SPECIES of fish lost from South Yorkshire’s rivers for more than 100 years are making a comeback after the water quality improved.
For the past year the Environment Agency, along with councils, water firms, British Waterways and The Rivers Trust, has built 10 fish passes to encourage the return of salmon, sea trout, lamprey and eel.
The Niagara fish pass on the River Don is one of the latest to be completed, while other sites include the River Sheaf at Millhouses Park, Abbeydale Wood and Heeley Bridge, as well as the River Dearne at Old Moor, Houghton and Darfield.
The new passes will also help to improve access to the river bank for anglers and walkers.
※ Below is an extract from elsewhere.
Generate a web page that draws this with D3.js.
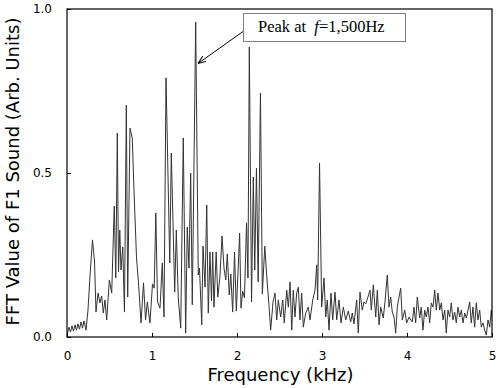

Neil Trudgill, Environment Agency project manager, said surveys on the River Don have shown the recovery of fish including brown trout, grayling, chub and dace.
He said: “We carry out the surveys by tagging the fish using a fluorescent marker which allows us to see if they have been successful in using the pass to migrate upstream.”
Mr Trudgill said up until now fish on the River Don have been blocked by weirs from moving to spawning and nursery areas.
He said: “We’ve been working to remove some of these blockages and it’s really encouraging to see the results on the River Don, proving the effectiveness of the Niagara pass.
“We are starting to see the return of some species that have not been in our rivers for over 100 years.
“The fish passes will also reduce the need for us to restock the river which will save money, and help other animals that live off fish to thrive, such as otters.”